Uzès was a pleasant town to explore as well, with smooth cobblestone streets winding between ancient buildings of beige sandstone. Outside of the town's castle, Le Duché, Cleo suddenly announced she had to pee. Not seeing any cafes or other obvious bathroom locations nearby, Mei Ling took Cleo behind a parked car. Cleo doesn't control her bladder very well yet. The proprietress of a flower shop overheard us discussing the plan and came over to take us to task for letting Cleo pee in the street. Then she made a big show of coming out with a bucket of water and pouring it over Cleo's little puddle, ignoring three or four large piles of dog feces on the way.
Unfortunately, the highly-recommended medieval garden was closed at the time we were in Uzès. Here's a beautifully written article about the city I came across while doing my research.
We moved on to another small village with a long name, La Roque-sur-Cèze. We wisely chose to forgo the strollers and climbed the irregular cobblestones up to the top of the rocky hill the town is perched on. We absorbed the atmosphere and views and then polished off our remaining purchases from the Uzès market at the bank of the Cèze.
After the picnic we took a fifteen minute walk down a dirt path to Les Cascades du Sautadet, a small area of shallow rapids and dipping pools in the Cèze. The waters have a reputation for being dangerous, so swimming was out of the question. I was so nervous about the kids slipping into one of the many cracks between the rocks I could barely snap a couple of quick pictures.
We doubled back to the river Gardon, southeast of Uzès, to explore the enormous Roman aqueduct at Pont du Gard. It's a very touristy spot, with a large visitor center and parking lot set about a fifteen minute walk from the aqueduct itself. The reward for the kids was the chance to wade in the river and toss pebbles in every direction.
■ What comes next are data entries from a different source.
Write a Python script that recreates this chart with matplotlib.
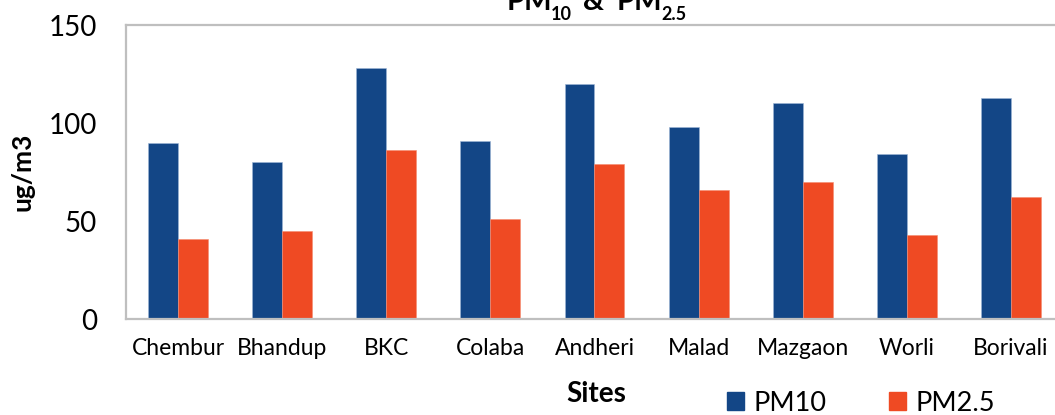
import matplotlib.pyplot as plt
import numpy as np
from matplotlib.patches import Patch

plt.rcParams['font.family'] = ['Lato', 'DejaVu Sans']

sites = ['Chembur', 'Bhandup', 'BKC', 'Colaba', 'Andheri', 'Malad', 'Mazgaon', 'Worli', 'Borivali']
pm10 = [90, 80, 128, 91, 120, 98, 110, 84, 113]
pm25 = [41, 45, 86, 51, 79, 66, 70, 43, 62]

blue = '#134686'
orange = '#ef4a23'
grid_grey = '#bfbfbf'

W, H = 1055, 415
fig = plt.figure(figsize=(W / 100, H / 100), dpi=100)
ax = fig.add_axes([126 / W, 1 - 319 / H, 937 / W, 294 / H])

x = np.arange(len(sites))
w = 0.288
ax.bar(x - w / 2, pm10, w, color=blue, edgecolor='#9fb6d6', linewidth=0.4, label='PM10')
ax.bar(x + w / 2, pm25, w, color=orange, edgecolor='#f58b70', linewidth=0.4, label='PM2.5')

ax.set_xlim(-0.5, len(sites) - 0.5)
ax.set_ylim(0, 150)
ax.set_yticks([0, 50, 100, 150])
ax.set_xticks(x)
ax.set_xticklabels(sites, fontsize=16.5)
ax.tick_params(axis='y', length=0, pad=21, labelsize=20)
ax.tick_params(axis='x', length=0, pad=14)

for side in ['left', 'bottom', 'top']:
    ax.spines[side].set_color(grid_grey)
    ax.spines[side].set_linewidth(1.6)
ax.spines['right'].set_visible(False)

fig.text(22 / W, 1 - 172 / H, 'ug/m3', fontsize=19, fontweight='bold',
         rotation=90, ha='center', va='center')
fig.text(596 / W, 1 - 394 / H, 'Sites', fontsize=20, fontweight='bold', ha='center', va='center')

# title pieces with lowered subscripts, partly above the top edge
title_parts = [('PM', 507, 10, 21), ('10', 551, 20, 13), ('&', 583, 10, 21),
               ('PM', 617, 10, 21), ('2.5', 661, 20, 13)]
for txt, px, py, fs in title_parts:
    fig.text(px / W, 1 - py / H, txt, fontsize=fs, fontweight='bold', ha='left', va='baseline')

handles = [Patch(color=blue, label='PM10'), Patch(color=orange, label='PM2.5')]
fig.legend(handles=handles, loc='center', bbox_to_anchor=(861 / W, 1 - 403 / H),
           ncol=2, frameon=False, fontsize=19.5, handlelength=0.63, handleheight=0.63,
           handletextpad=0.35, columnspacing=2.3, borderpad=0)

fig.savefig('out.png', dpi=100)
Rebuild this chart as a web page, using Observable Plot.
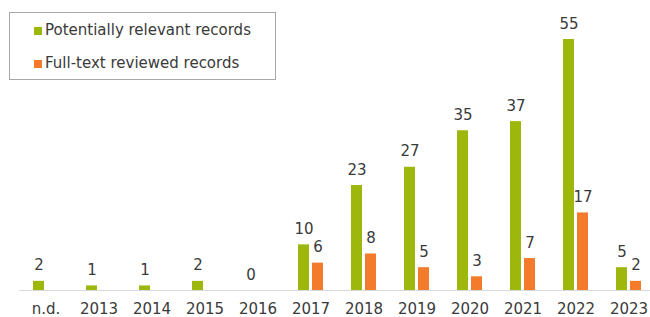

We played around at Pont du Gard for quite a while, so by the time we had changed the kids and gotten back to the car it was already time for dinner. I'd planned to see some of the Roman ruins at Nîmes but by the time we arrived it was dark and we decided to just go ahead and eat. The food at the restaurant we chose was decent but nothing special. At one point I had to lunge for one of the kids who was about to do something unspeakable and my hand slapped Mei Ling's glass, which splattered red wine onto the matte beige wall next to us. Fortunately we saved the glass from falling and the waitress didn't seem to notice the interesting new design on the wall. It was another long day and late night for us in the Avignon area.